** Begin **
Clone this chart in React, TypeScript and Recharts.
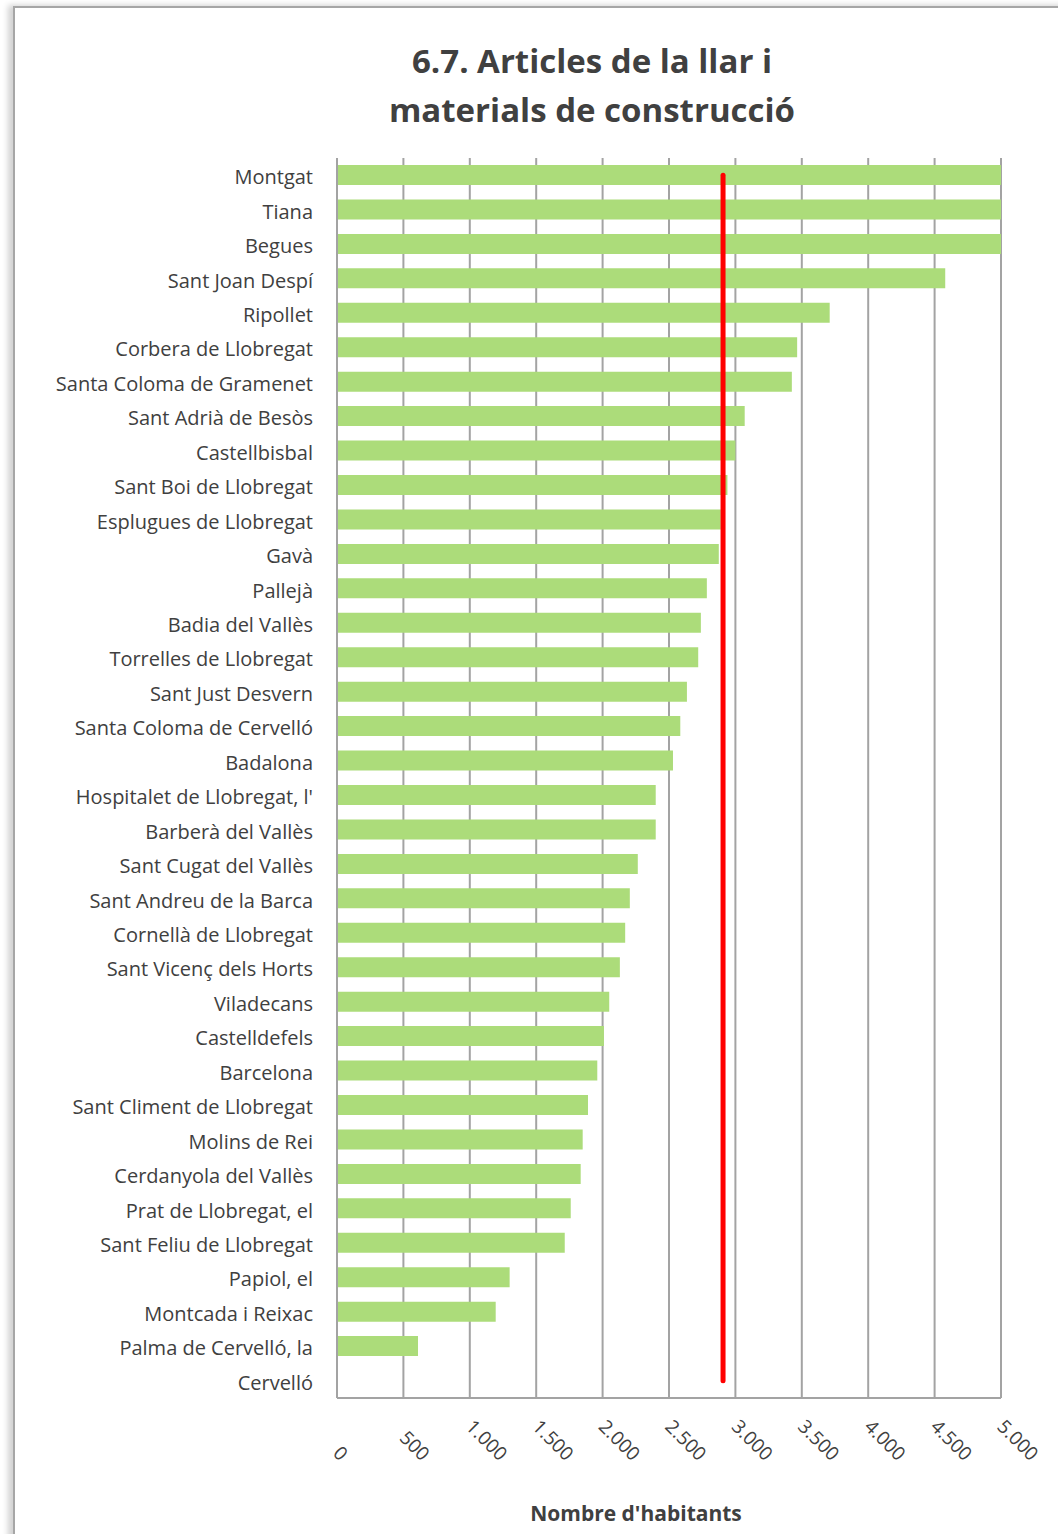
import { BarChart, Bar, XAxis, YAxis, CartesianGrid, ReferenceLine } from 'recharts';

const municipis = [
  'Montgat', 'Tiana', 'Begues', 'Sant Joan Despí', 'Ripollet', 'Corbera de Llobregat',
  'Santa Coloma de Gramenet', 'Sant Adrià de Besòs', 'Castellbisbal', 'Sant Boi de Llobregat',
  'Esplugues de Llobregat', 'Gavà', 'Pallejà', 'Badia del Vallès', 'Torrelles de Llobregat',
  'Sant Just Desvern', 'Santa Coloma de Cervelló', 'Badalona', "Hospitalet de Llobregat, l'",
  'Barberà del Vallès', 'Sant Cugat del Vallès', 'Sant Andreu de la Barca', 'Cornellà de Llobregat',
  'Sant Vicenç dels Horts', 'Viladecans', 'Castelldefels', 'Barcelona', 'Sant Climent de Llobregat',
  'Molins de Rei', 'Cerdanyola del Vallès', 'Prat de Llobregat, el', 'Sant Feliu de Llobregat',
  'Papiol, el', 'Montcada i Reixac', 'Palma de Cervelló, la', 'Cervelló',
];

const habitants = [
  5600, 5400, 5200, 4580, 3710, 3465,
  3425, 3070, 3000, 2940,
  2890, 2875, 2785, 2740, 2720,
  2635, 2585, 2530, 2400,
  2400, 2265, 2205, 2170,
  2130, 2050, 2010, 1960, 1890,
  1850, 1835, 1760, 1715,
  1300, 1195, 610, 0,
];

const xTicks = [0, 500, 1000, 1500, 2000, 2500, 3000, 3500, 4000, 4500, 5000];
const mitjana = 2907;

const data = municipis.map((name, i) => ({ name, value: habitants[i] }));

const FONT = '"Open Sans", sans-serif';
const TEXT = '#404040';
const GRID = '#a3a3a3';

const fmt = (n: number) => String(n).replace(/\B(?=(\d{3})+(?!\d))/g, '.');

let ctx: CanvasRenderingContext2D | null = null;
const measure = (s: string) => {
  if (!ctx) ctx = document.createElement('canvas').getContext('2d');
  if (!ctx) return s.length * 10;
  ctx.font = `19px ${FONT}`;
  return ctx.measureText(s).width;
};

const YTick = ({ x, y, payload }: any) => (
  <text x={x} y={y} dy={9} textAnchor="end" fill={TEXT} fontSize={20} fontFamily={FONT}>
    {payload.value}
  </text>
);

const XTick = ({ x, y, payload }: any) => {
  const label = fmt(payload.value);
  const d = measure(label) * Math.SQRT1_2;
  const ax = x - 5;
  const ay = y - d;
  return (
    <text
      x={ax}
      y={ay}
      transform={`rotate(45, ${ax}, ${ay})`}
      textAnchor="start"
      fill={TEXT}
      fontSize={19}
      fontFamily={FONT}
    >
      {label}
    </text>
  );
};

export default function App() {
  return (
    <div style={{ position: 'absolute', left: 0, top: 0, width: 1058, height: 1534, overflow: 'hidden', background: '#fff' }}>
      <div
        style={{
          position: 'absolute', left: 13, top: 6, width: 1100, height: 1600,
          borderLeft: '2px solid #a6a6a6', borderTop: '2px solid #a6a6a6',
          boxShadow: '-5px -1px 6px rgba(0,0,0,0.18)',
        }}
      />
      <div
        style={{
          position: 'absolute', left: 292, top: 36, width: 600, textAlign: 'center',
          fontFamily: FONT, fontWeight: 700, fontSize: 33, lineHeight: '49px', color: TEXT,
        }}
      >
        6.7. Articles de la llar i<br />materials de construcció
      </div>
      <div
        style={{
          position: 'absolute', left: 436, top: 1503, width: 400, textAlign: 'center',
          fontFamily: FONT, fontWeight: 700, fontSize: 21, lineHeight: '20px', color: TEXT,
        }}
      >
        Nombre d'habitants
      </div>
      <div style={{ position: 'absolute', left: 0, top: 0 }}>
        <BarChart
          width={1058}
          height={1534}
          data={data}
          layout="vertical"
          margin={{ top: 158, right: 57, bottom: 0, left: 0 }}
          barSize={20}
        >
          <CartesianGrid horizontal={false} stroke={GRID} strokeWidth={2} />
          <XAxis
            type="number"
            domain={[0, 5000]}
            ticks={xTicks}
            allowDataOverflow
            height={136}
            tickSize={0}
            tickMargin={64}
            tick={<XTick />}
            axisLine={{ stroke: GRID, strokeWidth: 2 }}
            tickLine={false}
          />
          <XAxis
            xAxisId="top"
            orientation="top"
            type="number"
            domain={[0, 5000]}
            height={0}
            tick={false}
            tickLine={false}
            axisLine={{ stroke: '#bdbdbd', strokeWidth: 2 }}
          />
          <YAxis
            type="category"
            dataKey="name"
            width={337}
            interval={0}
            tickSize={0}
            tickMargin={24}
            tick={<YTick />}
            axisLine={{ stroke: GRID, strokeWidth: 2 }}
            tickLine={false}
          />
          <Bar dataKey="value" fill="#acdc7a" isAnimationActive={false} />
          <ReferenceLine
            segment={[
              { x: mitjana, y: municipis[0] },
              { x: mitjana, y: municipis[municipis.length - 1] },
            ]}
            stroke="#ff0000"
            strokeWidth={5}
            strokeLinecap="round"
          />
        </BarChart>
      </div>
    </div>
  );
}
** End **
Pictures are excluded; copy all other data exactly as shown.

THE ANSWER:
Clone this chart in React, TypeScript and Recharts.
import { BarChart, Bar, XAxis, YAxis, CartesianGrid, ReferenceLine } from 'recharts';

const municipis = [
  'Montgat', 'Tiana', 'Begues', 'Sant Joan Despí', 'Ripollet', 'Corbera de Llobregat',
  'Santa Coloma de Gramenet', 'Sant Adrià de Besòs', 'Castellbisbal', 'Sant Boi de Llobregat',
  'Esplugues de Llobregat', 'Gavà', 'Pallejà', 'Badia del Vallès', 'Torrelles de Llobregat',
  'Sant Just Desvern', 'Santa Coloma de Cervelló', 'Badalona', "Hospitalet de Llobregat, l'",
  'Barberà del Vallès', 'Sant Cugat del Vallès', 'Sant Andreu de la Barca', 'Cornellà de Llobregat',
  'Sant Vicenç dels Horts', 'Viladecans', 'Castelldefels', 'Barcelona', 'Sant Climent de Llobregat',
  'Molins de Rei', 'Cerdanyola del Vallès', 'Prat de Llobregat, el', 'Sant Feliu de Llobregat',
  'Papiol, el', 'Montcada i Reixac', 'Palma de Cervelló, la', 'Cervelló',
];

const habitants = [
  5600, 5400, 5200, 4580, 3710, 3465,
  3425, 3070, 3000, 2940,
  2890, 2875, 2785, 2740, 2720,
  2635, 2585, 2530, 2400,
  2400, 2265, 2205, 2170,
  2130, 2050, 2010, 1960, 1890,
  1850, 1835, 1760, 1715,
  1300, 1195, 610, 0,
];

const xTicks = [0, 500, 1000, 1500, 2000, 2500, 3000, 3500, 4000, 4500, 5000];
const mitjana = 2907;

const data = municipis.map((name, i) => ({ name, value: habitants[i] }));

const FONT = '"Open Sans", sans-serif';
const TEXT = '#404040';
const GRID = '#a3a3a3';

const fmt = (n: number) => String(n).replace(/\B(?=(\d{3})+(?!\d))/g, '.');

let ctx: CanvasRenderingContext2D | null = null;
const measure = (s: string) => {
  if (!ctx) ctx = document.createElement('canvas').getContext('2d');
  if (!ctx) return s.length * 10;
  ctx.font = `19px ${FONT}`;
  return ctx.measureText(s).width;
};

const YTick = ({ x, y, payload }: any) => (
  <text x={x} y={y} dy={9} textAnchor="end" fill={TEXT} fontSize={20} fontFamily={FONT}>
    {payload.value}
  </text>
);

const XTick = ({ x, y, payload }: any) => {
  const label = fmt(payload.value);
  const d = measure(label) * Math.SQRT1_2;
  const ax = x - 5;
  const ay = y - d;
  return (
    <text
      x={ax}
      y={ay}
      transform={`rotate(45, ${ax}, ${ay})`}
      textAnchor="start"
      fill={TEXT}
      fontSize={19}
      fontFamily={FONT}
    >
      {label}
    </text>
  );
};

export default function App() {
  return (
    <div style={{ position: 'absolute', left: 0, top: 0, width: 1058, height: 1534, overflow: 'hidden', background: '#fff' }}>
      <div
        style={{
          position: 'absolute', left: 13, top: 6, width: 1100, height: 1600,
          borderLeft: '2px solid #a6a6a6', borderTop: '2px solid #a6a6a6',
          boxShadow: '-5px -1px 6px rgba(0,0,0,0.18)',
        }}
      />
      <div
        style={{
          position: 'absolute', left: 292, top: 36, width: 600, textAlign: 'center',
          fontFamily: FONT, fontWeight: 700, fontSize: 33, lineHeight: '49px', color: TEXT,
        }}
      >
        6.7. Articles de la llar i<br />materials de construcció
      </div>
      <div
        style={{
          position: 'absolute', left: 436, top: 1503, width: 400, textAlign: 'center',
          fontFamily: FONT, fontWeight: 700, fontSize: 21, lineHeight: '20px', color: TEXT,
        }}
      >
        Nombre d'habitants
      </div>
      <div style={{ position: 'absolute', left: 0, top: 0 }}>
        <BarChart
          width={1058}
          height={1534}
          data={data}
          layout="vertical"
          margin={{ top: 158, right: 57, bottom: 0, left: 0 }}
          barSize={20}
        >
          <CartesianGrid horizontal={false} stroke={GRID} strokeWidth={2} />
          <XAxis
            type="number"
            domain={[0, 5000]}
            ticks={xTicks}
            allowDataOverflow
            height={136}
            tickSize={0}
            tickMargin={64}
            tick={<XTick />}
            axisLine={{ stroke: GRID, strokeWidth: 2 }}
            tickLine={false}
          />
          <XAxis
            xAxisId="top"
            orientation="top"
            type="number"
            domain={[0, 5000]}
            height={0}
            tick={false}
            tickLine={false}
            axisLine={{ stroke: '#bdbdbd', strokeWidth: 2 }}
          />
          <YAxis
            type="category"
            dataKey="name"
            width={337}
            interval={0}
            tickSize={0}
            tickMargin={24}
            tick={<YTick />}
            axisLine={{ stroke: GRID, strokeWidth: 2 }}
            tickLine={false}
          />
          <Bar dataKey="value" fill="#acdc7a" isAnimationActive={false} />
          <ReferenceLine
            segment={[
              { x: mitjana, y: municipis[0] },
              { x: mitjana, y: municipis[municipis.length - 1] },
            ]}
            stroke="#ff0000"
            strokeWidth={5}
            strokeLinecap="round"
          />
        </BarChart>
      </div>
    </div>
  );
}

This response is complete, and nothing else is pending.